■ Set task:
Every line below is to be copied exactly, with the pictures left out.

** START OF Dataset section **

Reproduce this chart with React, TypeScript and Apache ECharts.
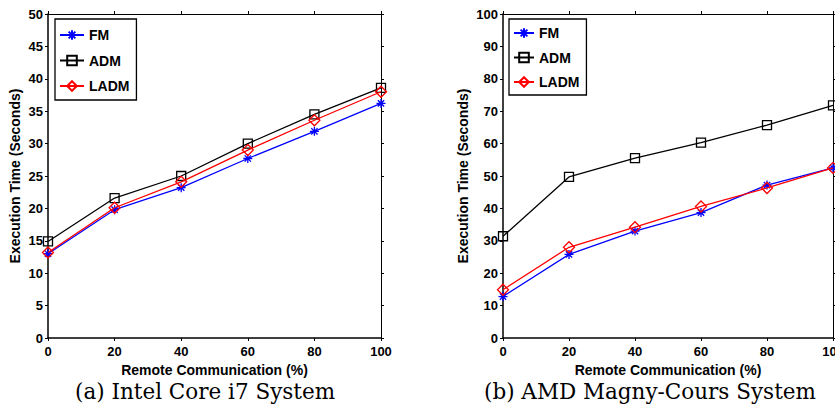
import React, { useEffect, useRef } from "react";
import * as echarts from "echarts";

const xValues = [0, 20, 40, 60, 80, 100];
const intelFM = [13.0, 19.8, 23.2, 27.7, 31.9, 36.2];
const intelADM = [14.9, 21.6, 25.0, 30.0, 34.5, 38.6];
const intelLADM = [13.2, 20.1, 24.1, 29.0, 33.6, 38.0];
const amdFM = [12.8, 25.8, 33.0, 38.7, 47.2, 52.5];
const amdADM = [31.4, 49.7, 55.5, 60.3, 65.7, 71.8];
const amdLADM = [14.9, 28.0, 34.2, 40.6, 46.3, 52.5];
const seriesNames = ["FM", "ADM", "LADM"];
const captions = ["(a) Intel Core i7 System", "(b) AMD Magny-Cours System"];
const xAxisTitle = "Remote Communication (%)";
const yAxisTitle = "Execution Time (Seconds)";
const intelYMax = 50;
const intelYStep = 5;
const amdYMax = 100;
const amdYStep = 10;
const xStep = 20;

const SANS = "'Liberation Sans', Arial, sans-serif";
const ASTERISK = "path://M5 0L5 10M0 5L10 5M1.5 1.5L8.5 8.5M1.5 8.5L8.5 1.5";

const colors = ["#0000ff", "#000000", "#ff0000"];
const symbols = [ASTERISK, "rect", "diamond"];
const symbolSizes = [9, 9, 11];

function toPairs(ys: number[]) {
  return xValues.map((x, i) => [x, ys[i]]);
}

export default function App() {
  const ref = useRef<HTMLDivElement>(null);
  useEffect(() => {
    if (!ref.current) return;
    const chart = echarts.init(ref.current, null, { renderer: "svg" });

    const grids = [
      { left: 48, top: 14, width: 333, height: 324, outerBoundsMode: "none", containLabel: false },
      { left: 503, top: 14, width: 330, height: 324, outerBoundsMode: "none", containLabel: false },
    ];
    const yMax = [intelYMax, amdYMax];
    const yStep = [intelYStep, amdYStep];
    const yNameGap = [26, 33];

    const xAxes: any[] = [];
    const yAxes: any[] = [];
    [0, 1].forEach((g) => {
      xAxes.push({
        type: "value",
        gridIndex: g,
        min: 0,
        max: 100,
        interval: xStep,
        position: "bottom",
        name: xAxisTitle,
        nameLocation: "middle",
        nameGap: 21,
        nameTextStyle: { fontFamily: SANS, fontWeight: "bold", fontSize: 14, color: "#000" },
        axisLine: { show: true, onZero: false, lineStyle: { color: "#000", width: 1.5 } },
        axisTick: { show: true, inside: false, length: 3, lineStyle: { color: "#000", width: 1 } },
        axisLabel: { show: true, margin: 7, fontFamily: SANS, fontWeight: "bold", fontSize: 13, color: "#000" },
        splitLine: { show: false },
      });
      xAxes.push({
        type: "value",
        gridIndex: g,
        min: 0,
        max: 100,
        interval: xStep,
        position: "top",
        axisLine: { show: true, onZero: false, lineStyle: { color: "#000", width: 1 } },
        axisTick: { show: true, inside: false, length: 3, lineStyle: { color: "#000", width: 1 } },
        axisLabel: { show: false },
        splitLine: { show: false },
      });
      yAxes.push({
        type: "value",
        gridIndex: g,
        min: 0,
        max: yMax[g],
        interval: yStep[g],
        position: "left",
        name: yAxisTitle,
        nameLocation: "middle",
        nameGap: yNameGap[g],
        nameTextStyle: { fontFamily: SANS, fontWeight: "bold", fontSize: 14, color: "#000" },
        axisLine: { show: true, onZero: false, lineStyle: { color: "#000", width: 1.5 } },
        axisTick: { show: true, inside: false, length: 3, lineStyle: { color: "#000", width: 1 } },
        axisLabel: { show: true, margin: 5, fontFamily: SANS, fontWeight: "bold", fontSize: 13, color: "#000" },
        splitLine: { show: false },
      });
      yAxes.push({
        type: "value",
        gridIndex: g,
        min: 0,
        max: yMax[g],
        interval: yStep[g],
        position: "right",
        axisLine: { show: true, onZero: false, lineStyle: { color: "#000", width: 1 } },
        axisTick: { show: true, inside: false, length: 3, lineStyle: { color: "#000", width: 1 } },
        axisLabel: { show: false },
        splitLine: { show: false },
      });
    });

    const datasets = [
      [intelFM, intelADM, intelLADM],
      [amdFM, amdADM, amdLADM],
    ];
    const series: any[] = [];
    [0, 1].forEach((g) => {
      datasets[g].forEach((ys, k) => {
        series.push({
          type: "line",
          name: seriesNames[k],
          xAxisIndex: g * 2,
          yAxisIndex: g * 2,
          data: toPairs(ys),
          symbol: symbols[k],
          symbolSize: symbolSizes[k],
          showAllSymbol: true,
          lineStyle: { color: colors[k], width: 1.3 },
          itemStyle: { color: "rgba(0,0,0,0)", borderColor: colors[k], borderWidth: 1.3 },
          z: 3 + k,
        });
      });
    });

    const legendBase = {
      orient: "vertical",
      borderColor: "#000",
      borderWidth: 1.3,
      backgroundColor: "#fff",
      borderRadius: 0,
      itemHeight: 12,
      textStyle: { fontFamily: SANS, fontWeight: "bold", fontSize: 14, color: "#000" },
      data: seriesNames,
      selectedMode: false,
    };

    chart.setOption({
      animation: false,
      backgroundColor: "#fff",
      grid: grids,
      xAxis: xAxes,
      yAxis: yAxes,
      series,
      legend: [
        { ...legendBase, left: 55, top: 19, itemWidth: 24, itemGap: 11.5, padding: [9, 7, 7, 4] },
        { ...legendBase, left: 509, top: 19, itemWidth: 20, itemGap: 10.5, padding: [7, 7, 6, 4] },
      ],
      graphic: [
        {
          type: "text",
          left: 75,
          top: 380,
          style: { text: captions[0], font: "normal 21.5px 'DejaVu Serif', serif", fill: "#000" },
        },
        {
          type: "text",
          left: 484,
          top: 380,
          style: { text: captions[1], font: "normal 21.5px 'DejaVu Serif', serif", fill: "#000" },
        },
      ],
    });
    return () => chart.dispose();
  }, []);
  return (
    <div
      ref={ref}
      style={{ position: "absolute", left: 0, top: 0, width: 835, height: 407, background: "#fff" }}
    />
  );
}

** END OF Dataset section **

■ Result of this exercise:
Reproduce this chart with React, TypeScript and Apache ECharts.
import React, { useEffect, useRef } from "react";
import * as echarts from "echarts";

const xValues = [0, 20, 40, 60, 80, 100];
const intelFM = [13.0, 19.8, 23.2, 27.7, 31.9, 36.2];
const intelADM = [14.9, 21.6, 25.0, 30.0, 34.5, 38.6];
const intelLADM = [13.2, 20.1, 24.1, 29.0, 33.6, 38.0];
const amdFM = [12.8, 25.8, 33.0, 38.7, 47.2, 52.5];
const amdADM = [31.4, 49.7, 55.5, 60.3, 65.7, 71.8];
const amdLADM = [14.9, 28.0, 34.2, 40.6, 46.3, 52.5];
const seriesNames = ["FM", "ADM", "LADM"];
const captions = ["(a) Intel Core i7 System", "(b) AMD Magny-Cours System"];
const xAxisTitle = "Remote Communication (%)";
const yAxisTitle = "Execution Time (Seconds)";
const intelYMax = 50;
const intelYStep = 5;
const amdYMax = 100;
const amdYStep = 10;
const xStep = 20;

const SANS = "'Liberation Sans', Arial, sans-serif";
const ASTERISK = "path://M5 0L5 10M0 5L10 5M1.5 1.5L8.5 8.5M1.5 8.5L8.5 1.5";

const colors = ["#0000ff", "#000000", "#ff0000"];
const symbols = [ASTERISK, "rect", "diamond"];
const symbolSizes = [9, 9, 11];

function toPairs(ys: number[]) {
  return xValues.map((x, i) => [x, ys[i]]);
}

export default function App() {
  const ref = useRef<HTMLDivElement>(null);
  useEffect(() => {
    if (!ref.current) return;
    const chart = echarts.init(ref.current, null, { renderer: "svg" });

    const grids = [
      { left: 48, top: 14, width: 333, height: 324, outerBoundsMode: "none", containLabel: false },
      { left: 503, top: 14, width: 330, height: 324, outerBoundsMode: "none", containLabel: false },
    ];
    const yMax = [intelYMax, amdYMax];
    const yStep = [intelYStep, amdYStep];
    const yNameGap = [26, 33];

    const xAxes: any[] = [];
    const yAxes: any[] = [];
    [0, 1].forEach((g) => {
      xAxes.push({
        type: "value",
        gridIndex: g,
        min: 0,
        max: 100,
        interval: xStep,
        position: "bottom",
        name: xAxisTitle,
        nameLocation: "middle",
        nameGap: 21,
        nameTextStyle: { fontFamily: SANS, fontWeight: "bold", fontSize: 14, color: "#000" },
        axisLine: { show: true, onZero: false, lineStyle: { color: "#000", width: 1.5 } },
        axisTick: { show: true, inside: false, length: 3, lineStyle: { color: "#000", width: 1 } },
        axisLabel: { show: true, margin: 7, fontFamily: SANS, fontWeight: "bold", fontSize: 13, color: "#000" },
        splitLine: { show: false },
      });
      xAxes.push({
        type: "value",
        gridIndex: g,
        min: 0,
        max: 100,
        interval: xStep,
        position: "top",
        axisLine: { show: true, onZero: false, lineStyle: { color: "#000", width: 1 } },
        axisTick: { show: true, inside: false, length: 3, lineStyle: { color: "#000", width: 1 } },
        axisLabel: { show: false },
        splitLine: { show: false },
      });
      yAxes.push({
        type: "value",
        gridIndex: g,
        min: 0,
        max: yMax[g],
        interval: yStep[g],
        position: "left",
        name: yAxisTitle,
        nameLocation: "middle",
        nameGap: yNameGap[g],
        nameTextStyle: { fontFamily: SANS, fontWeight: "bold", fontSize: 14, color: "#000" },
        axisLine: { show: true, onZero: false, lineStyle: { color: "#000", width: 1.5 } },
        axisTick: { show: true, inside: false, length: 3, lineStyle: { color: "#000", width: 1 } },
        axisLabel: { show: true, margin: 5, fontFamily: SANS, fontWeight: "bold", fontSize: 13, color: "#000" },
        splitLine: { show: false },
      });
      yAxes.push({
        type: "value",
        gridIndex: g,
        min: 0,
        max: yMax[g],
        interval: yStep[g],
        position: "right",
        axisLine: { show: true, onZero: false, lineStyle: { color: "#000", width: 1 } },
        axisTick: { show: true, inside: false, length: 3, lineStyle: { color: "#000", width: 1 } },
        axisLabel: { show: false },
        splitLine: { show: false },
      });
    });

    const datasets = [
      [intelFM, intelADM, intelLADM],
      [amdFM, amdADM, amdLADM],
    ];
    const series: any[] = [];
    [0, 1].forEach((g) => {
      datasets[g].forEach((ys, k) => {
        series.push({
          type: "line",
          name: seriesNames[k],
          xAxisIndex: g * 2,
          yAxisIndex: g * 2,
          data: toPairs(ys),
          symbol: symbols[k],
          symbolSize: symbolSizes[k],
          showAllSymbol: true,
          lineStyle: { color: colors[k], width: 1.3 },
          itemStyle: { color: "rgba(0,0,0,0)", borderColor: colors[k], borderWidth: 1.3 },
          z: 3 + k,
        });
      });
    });

    const legendBase = {
      orient: "vertical",
      borderColor: "#000",
      borderWidth: 1.3,
      backgroundColor: "#fff",
      borderRadius: 0,
      itemHeight: 12,
      textStyle: { fontFamily: SANS, fontWeight: "bold", fontSize: 14, color: "#000" },
      data: seriesNames,
      selectedMode: false,
    };

    chart.setOption({
      animation: false,
      backgroundColor: "#fff",
      grid: grids,
      xAxis: xAxes,
      yAxis: yAxes,
      series,
      legend: [
        { ...legendBase, left: 55, top: 19, itemWidth: 24, itemGap: 11.5, padding: [9, 7, 7, 4] },
        { ...legendBase, left: 509, top: 19, itemWidth: 20, itemGap: 10.5, padding: [7, 7, 6, 4] },
      ],
      graphic: [
        {
          type: "text",
          left: 75,
          top: 380,
          style: { text: captions[0], font: "normal 21.5px 'DejaVu Serif', serif", fill: "#000" },
        },
        {
          type: "text",
          left: 484,
          top: 380,
          style: { text: captions[1], font: "normal 21.5px 'DejaVu Serif', serif", fill: "#000" },
        },
      ],
    });
    return () => chart.dispose();
  }, []);
  return (
    <div
      ref={ref}
      style={{ position: "absolute", left: 0, top: 0, width: 835, height: 407, background: "#fff" }}
    />
  );
}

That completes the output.